Most of the day’s education was received when we returned home. Siamese kittens who have been taken too early from their mothers have some significant issues not only with abandonment, but also with nursing, or so it seemed. We opened the door of the apartment that afternoon to see two small kittens waking from a nap on the sofa. Cocoa Bean immediately let loose with a barrage of complaints, mostly concerning our lengthy absence. As she stretched and stepped away from Mubarak, we had a chance to witness what his day must have been like. His long and wavy fur had been fashioned into so many little peaks all over his body as if some hairstylist, locked in a room with only a cat and a handful of hair gel, had gone utterly and completely mad.

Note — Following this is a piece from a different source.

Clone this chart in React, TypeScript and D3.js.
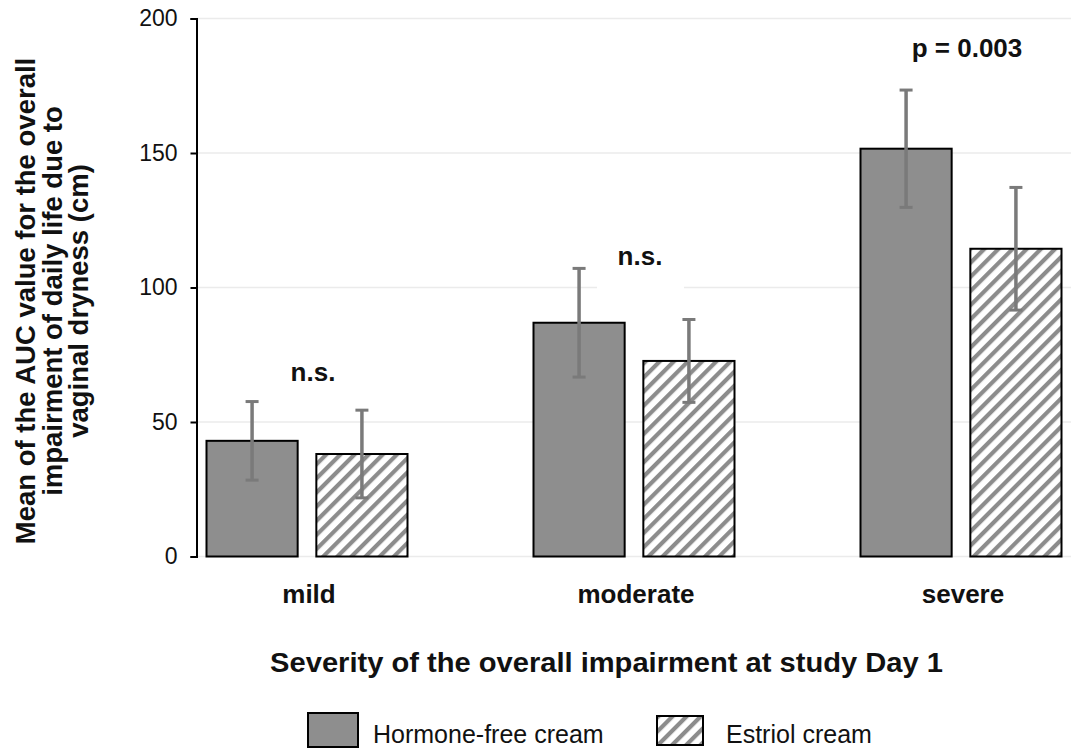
import * as d3 from 'd3';
import React, { useRef, useEffect } from 'react';

const width = 1071;
const height = 748;
const font = '"Liberation Sans", Arial, Helvetica, sans-serif';

const categories = ['mild', 'moderate', 'severe'];
const seriesNames = ['Hormone-free cream', 'Estriol cream'];
const hormoneFree = [43.0, 86.9, 151.6];
const hormoneFreeErr = [14.6, 20.2, 21.8];
const estriol = [38.1, 72.7, 114.4];
const estriolErr = [16.3, 15.4, 22.8];
const yTicks = [0, 50, 100, 150, 200];
const annotations = ['n.s.', 'n.s.', 'p = 0.003'];
const annotationY = [65.2, 108.4, 185.8];

const yTitle = ['Mean of the AUC value for the overall', 'impairment of daily life due to', 'vaginal dryness (cm)'];
const xTitle = 'Severity of the overall impairment at study Day 1';

const barFill = '#8e8e8e';
const errColor = '#7a7a7a';

function App() {
  const ref = useRef<SVGSVGElement>(null);

  useEffect(() => {
    draw();
  }, []); // eslint-disable-line react-hooks/exhaustive-deps

  const draw = () => {
    const svg = d3.select(ref.current);
    svg.selectAll('*').remove();

    const yScale = d3.scaleLinear().domain([0, 200]).range([556.5, 18.5]);
    const x0 = d3.scalePoint<string>().domain(categories).range([307, 961]);
    const x1 = d3.scaleBand<string>().domain(seriesNames).range([-100.5, 100.5]).paddingInner(0.17);

    // hatch pattern for estriol bars
    const defs = svg.append('defs');
    const pat = defs
      .append('pattern')
      .attr('id', 'hatch')
      .attr('patternUnits', 'userSpaceOnUse')
      .attr('width', 10)
      .attr('height', 10)
      .attr('patternTransform', 'rotate(45)');
    pat.append('rect').attr('width', 10).attr('height', 10).attr('fill', '#fff');
    pat.append('rect').attr('width', 4.2).attr('height', 10).attr('fill', '#8c8c8c');

    // grid lines
    svg
      .append('g')
      .selectAll('line')
      .data(yTicks)
      .enter()
      .append('line')
      .attr('x1', 196.5)
      .attr('x2', width)
      .attr('y1', (d) => yScale(d))
      .attr('y2', (d) => yScale(d))
      .attr('stroke', '#ebebeb')
      .attr('stroke-width', 1.5);

    // y axis
    const yAxis = d3.axisLeft(yScale).tickValues(yTicks).tickSize(6).tickPadding(13);
    const ya = svg.append('g').attr('transform', 'translate(196.5, 0)').call(yAxis);
    ya.select('.domain').attr('stroke', '#000').attr('stroke-width', 2);
    ya.selectAll('.tick line').attr('stroke', '#000').attr('stroke-width', 2);
    ya.selectAll('.tick text')
      .attr('font-family', font)
      .attr('font-size', 23)
      .attr('fill', '#111');

    // bars
    const rows = categories.map((c, i) => [
      { cat: c, s: seriesNames[0], v: hormoneFree[i], e: hormoneFreeErr[i] },
      { cat: c, s: seriesNames[1], v: estriol[i], e: estriolErr[i] },
    ]).flat();

    svg
      .append('g')
      .selectAll('rect')
      .data(rows)
      .enter()
      .append('rect')
      .attr('x', (d) => (x0(d.cat) as number) + (x1(d.s) as number))
      .attr('y', (d) => yScale(d.v))
      .attr('width', x1.bandwidth())
      .attr('height', (d) => yScale(0) - yScale(d.v))
      .attr('fill', (d) => (d.s === seriesNames[0] ? barFill : 'url(#hatch)'))
      .attr('stroke', '#000')
      .attr('stroke-width', 2);

    // error bars
    const eg = svg.append('g').attr('stroke', errColor).attr('stroke-width', 3.5);
    rows.forEach((d) => {
      const cx = (x0(d.cat) as number) + (x1(d.s) as number) + x1.bandwidth() / 2;
      const top = yScale(d.v + d.e);
      const bot = yScale(d.v - d.e);
      eg.append('line').attr('x1', cx).attr('x2', cx).attr('y1', top).attr('y2', bot);
      eg.append('line').attr('x1', cx - 6.5).attr('x2', cx + 6.5).attr('y1', top).attr('y2', top).attr('stroke-width', 3);
      eg.append('line').attr('x1', cx - 6.5).attr('x2', cx + 6.5).attr('y1', bot).attr('y2', bot).attr('stroke-width', 3);
    });

    // significance labels (white box breaks the grid)
    annotations.forEach((t, i) => {
      const cx = (x0(categories[i]) as number) + 6;
      const by = yScale(annotationY[i]);
      if (i === 1) {
        svg.append('rect').attr('x', cx - 43).attr('y', by + 10).attr('width', 87).attr('height', 16).attr('fill', '#fff');
      }
      svg
        .append('text')
        .attr('x', cx)
        .attr('y', by)
        .attr('text-anchor', 'middle')
        .attr('font-family', font)
        .attr('font-weight', 'bold')
        .attr('font-size', 26)
        .attr('fill', '#111')
        .text(t);
    });

    // category labels
    svg
      .append('g')
      .selectAll('text')
      .data(categories)
      .enter()
      .append('text')
      .attr('x', (d) => (x0(d) as number) + 2)
      .attr('y', 603)
      .attr('text-anchor', 'middle')
      .attr('font-family', font)
      .attr('font-weight', 'bold')
      .attr('font-size', 26)
      .attr('fill', '#111')
      .text((d) => d);

    // x axis title
    svg
      .append('text')
      .attr('transform', 'translate(606.5, 672) scale(1.04, 1)')
      .attr('text-anchor', 'middle')
      .attr('font-family', font)
      .attr('font-weight', 'bold')
      .attr('font-size', 28)
      .attr('fill', '#111')
      .text(xTitle);

    // y axis title
    const yt = svg
      .append('text')
      .attr('transform', 'translate(0, 301) rotate(-90)')
      .attr('text-anchor', 'middle')
      .attr('font-family', font)
      .attr('font-weight', 'bold')
      .attr('font-size', 27.5)
      .attr('fill', '#111');
    yTitle.forEach((l, i) => {
      yt.append('tspan').attr('x', 0).attr('y', 35 + i * 26.5).text(l);
    });

    // legend
    const lg = svg.append('g');
    lg.append('rect').attr('x', 308).attr('y', 713).attr('width', 50).attr('height', 34).attr('fill', barFill).attr('stroke', '#000').attr('stroke-width', 2);
    lg.append('text')
      .attr('x', 373)
      .attr('y', 743)
      .attr('font-family', font)
      .attr('font-size', 25)
      .attr('fill', '#111')
      .text(seriesNames[0]);
    lg.append('rect').attr('x', 657).attr('y', 716).attr('width', 46).attr('height', 29).attr('fill', 'url(#hatch)').attr('stroke', '#000').attr('stroke-width', 2);
    lg.append('text')
      .attr('x', 726)
      .attr('y', 743)
      .attr('font-family', font)
      .attr('font-size', 25)
      .attr('fill', '#111')
      .text(seriesNames[1]);
  };

  return (
    <svg ref={ref} width={width} height={height} style={{ position: 'absolute', left: 0, top: 0, background: '#fff' }} />
  );
}

export default App;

In her anxiety at being alone, Cocoa had “nursed” her poor companion senseless.

She did not stop this behavior, despite endless counseling on the topic, for weeks. Nor did she draw the line at nursing Mubarak. A few days later, I awoke to find a pronounced hickey on my neck. Try explaining that away to curious onlookers at school. Let them think what they will, I decided. I had at last found a devoted companion to help me navigate my way through this confusing and overwhelming ice cream social.

Suffering through the 108 degree heat of an intentionally unairconditioned apartment in 1994, thanks to a roomate who will go unnamed (Howdy Stout!)